EU asks for input on $16-billion Microsoft-Nuance deal

EU asks for input on $16-billion Microsoft-Nuance deal

EU’s antitrust regulator is taking a deeper look into Microsoft’s $16 billion deal for the acquisition of transcription company Nuance communications. The regulator asked customers and competitors to draft a list of concerns, according to a questionnaire seen by Reuters.

The initiative by the regulator was previously unreported and the most extensive outreach conducted by an antitrust authority since the companies announced the acquisition in April, according to someone familiar with the process.

Microsoft declined to give Reuters a comment and Nuance sent no response to a request for comment.

The US and Australian regulators did not contest the deal

The US Department of Justice conducted a minimal review in June and the Australian Competition Commission did the same in October and said they would not contest the deal.
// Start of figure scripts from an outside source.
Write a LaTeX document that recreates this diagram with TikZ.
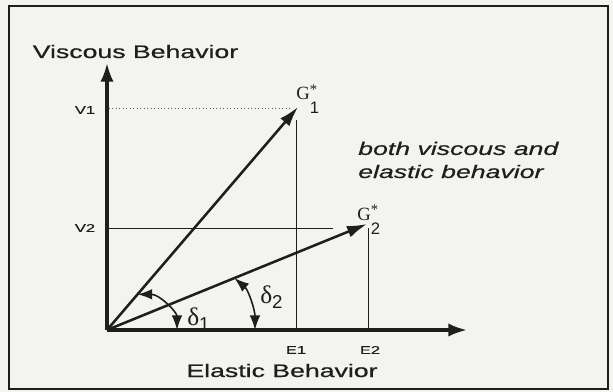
\documentclass[tikz,border=0pt]{standalone}
\usepackage{fontspec}
\setmainfont{Liberation Sans}
\newfontfamily\lblfont[FakeStretch=1.47,FakeBold=0.6]{Liberation Sans}
\newfontfamily\gfont{Liberation Serif}
\usepackage{xcolor}
\definecolor{paper}{RGB}{243,243,239}
\definecolor{ink}{RGB}{30,30,30}
\usepackage{tikz}
\usetikzlibrary{arrows.meta,calc}
\tikzset{
  dg_axis/.style={draw=ink,line width=2.4pt,-{Latex[length=14pt,width=10pt]}},
  dg_vec/.style={draw=ink,line width=1.9pt,-{Latex[length=15pt,width=9pt]}},
  dg_guide/.style={draw=ink,line width=0.7pt},
  dg_dot/.style={draw=ink!70,line width=0.6pt,dotted},
  dg_angle/.style={draw=ink,line width=1.2pt,
    {Latex[length=11pt,width=8pt]}-{Latex[length=11pt,width=8pt]}},
  dg_title/.style={font=\lblfont\fontsize{13.6}{16}\selectfont,text=ink,inner sep=0pt},
  dg_tick/.style={font=\lblfont\fontsize{8.4}{9}\selectfont,text=ink,inner sep=0pt},
  dg_note/.style={font=\lblfont\itshape\fontsize{13.6}{17.3}\selectfont,text=ink,
    align=left,inner sep=0pt},
  dg_sym/.style={text=ink,inner sep=0pt},
}
\newcommand\gstar[1]{{\gfont\fontsize{14}{14}\selectfont G}%
  \raisebox{-10.5pt}{\shortstack[l]{{\gfont\fontsize{11}{11}\selectfont *}\\[3pt]%
    {\fontsize{12.5}{12.5}\selectfont #1}}}}
\newcommand\dangle[1]{{\gfont\fontsize{19}{19}\selectfont δ}%
  \raisebox{-4pt}{\fontsize{14}{14}\selectfont #1}}

\begin{document}
\begin{tikzpicture}[x=0.75pt,y=-0.75pt]
  \fill[paper] (0,0) rectangle (613,392);
  \useasboundingbox (0,0) rectangle (613,392);
  \draw[ink,line width=1.5pt] (9,6) rectangle (608,389);

  % axes and end points
  \coordinate (O) at (107,330);
  \coordinate (xend) at (467,330);
  \coordinate (yend) at (107,63);
  \coordinate (G1) at (298,107);
  \coordinate (G2) at (367,224);

  % guide lines
  \coordinate (v1a) at (109,108); \coordinate (v1b) at (292,108);
  \coordinate (v2a) at (109,228); \coordinate (v2b) at (333,228);
  \coordinate (e1a) at (296,120); \coordinate (e1b) at (296,330);
  \coordinate (e2a) at (368,228); \coordinate (e2b) at (368,330);
  \draw[dg_dot] (v1a) -- (v1b);
  \draw[dg_guide] (v2a) -- (v2b);
  \draw[dg_guide] (e1a) -- (e1b);
  \draw[dg_guide] (e2a) -- (e2b);

  \draw[dg_axis] (O) -- (xend);
  \draw[dg_axis] (O) -- (yend);
  \draw[dg_vec] (O) -- (G1);
  \draw[dg_vec] (O) -- (G2);

  % phase angles
  \coordinate (d1a) at ($(O)!0.16!(G1)$);
  \coordinate (d1b) at (177,330);
  \coordinate (d2a) at ($(O)!0.49!(G2)$);
  \coordinate (d2b) at (255,330);
  \draw[dg_angle] (d1a) .. controls +(22,0) and +(0,-18) .. (d1b);
  \draw[dg_angle] (d2a) .. controls +(14,12) and +(0,-20) .. (d2b);

  % labels
  \node (ytitle) [dg_title,anchor=base] at (135.5,58) {Viscous Behavior};
  \node (xtitle) [dg_title,anchor=base] at (282,377) {Elastic Behavior};
  \node (v1) [dg_tick] at (85,110) {V1};
  \node (v2) [dg_tick] at (85,228) {V2};
  \node (e1) [dg_tick] at (296,350) {E1};
  \node (e2) [dg_tick] at (370,350) {E2};
  \node (g1) [dg_sym,anchor=base west] at (296,100) {\gstar{1}};
  \node (g2) [dg_sym,anchor=base west] at (357,220) {\gstar{2}};
  \node (dl1) [dg_sym,anchor=base west] at (187,325) {\dangle{1}};
  \node (dl2) [dg_sym,anchor=base west] at (260,303) {\dangle{2}};
  \node (note) [dg_note,anchor=base west] at (358,178)
    {both viscous and\\elastic behavior};
\end{tikzpicture}
\end{document}
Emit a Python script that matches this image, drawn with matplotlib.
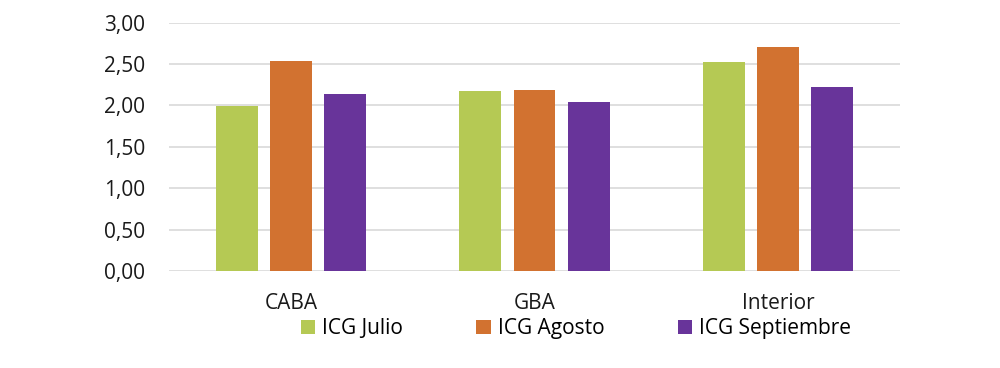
import matplotlib.pyplot as plt
import numpy as np

# Data
regions = ["CABA", "GBA", "Interior"]
series_names = ["ICG Julio", "ICG Agosto", "ICG Septiembre"]
icg_julio = [1.99, 2.17, 2.53]
icg_agosto = [2.54, 2.19, 2.71]
icg_septiembre = [2.14, 2.04, 2.22]
colors = ["#B5C954", "#D27230", "#68349A"]

plt.rcParams['font.family'] = ['Open Sans', 'DejaVu Sans']

fig = plt.figure(figsize=(10, 3.68), dpi=100)
ax = fig.add_axes([0.169, 0.264, 0.731, 0.674])

x = np.arange(len(regions))
width = 0.172
step = 0.222
for i, (vals, name) in enumerate(zip([icg_julio, icg_agosto, icg_septiembre], series_names)):
    ax.bar(x + (i - 1) * step, vals, width, color=colors[i], label=name, zorder=3)

ax.set_xlim(-0.5, 2.5)
ax.set_ylim(0, 3)
ax.set_yticks(np.arange(0, 3.01, 0.5))
ax.set_yticklabels([f"{v:.2f}".replace(".", ",") for v in np.arange(0, 3.01, 0.5)], fontsize=15)
ax.set_xticks(x)
ax.set_xticklabels(regions, fontsize=15)
ax.tick_params(axis='both', length=0, colors='#1a1a1a')
ax.tick_params(axis='y', pad=17)
ax.tick_params(axis='x', pad=16)
ax.grid(axis='y', color='#D9D9D9', linewidth=1.2, zorder=0)
for s in ax.spines.values():
    s.set_visible(False)

fig.legend(loc='center', bbox_to_anchor=(0.576, 0.107), ncol=3, frameon=False,
           fontsize=15, handlelength=0.7, handleheight=0.7, handletextpad=0.35,
           columnspacing=3.5)

fig.savefig("out.png", dpi=100, facecolor="white")
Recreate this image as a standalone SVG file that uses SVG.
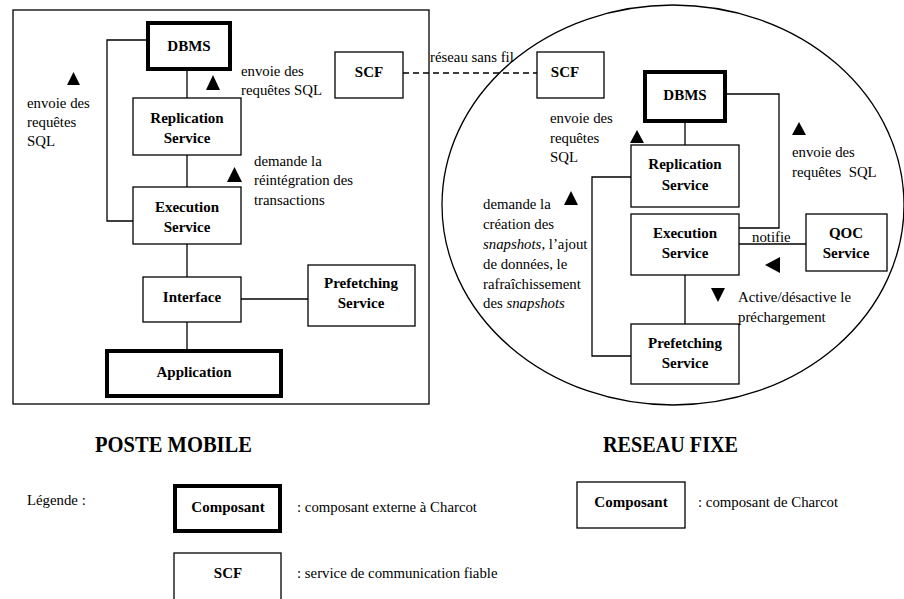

The companies filed for approval from the European Commission’s competition bureau last month.

The EU regulator has until the 21st of this month to clear the deal or open a bigger investigation.

The companies had expected to close the deal by the end of this year but announced in November that the timeline could be extended to sometime early next year.

A nuanced matter

The questionnaire seeks to find out if Microsoft and Nuance are competitors and if the acquisition would affect rivals and clients, including whether Microsoft could favor its new acquisition over similar competing services.

Nuance sells transcription technology popular among call centers and doctors with a keen need to automate note-taking.

Microsoft is interested in Nuance, which serves a lot of people, because of its contracts which allow it to use customer data and texts to improve the transcription technology. Big companies (Amazon, Google, Microsoft) have a harder time getting that kind of invasive and creepy access, which could partly explain why Microsoft wants Nuance.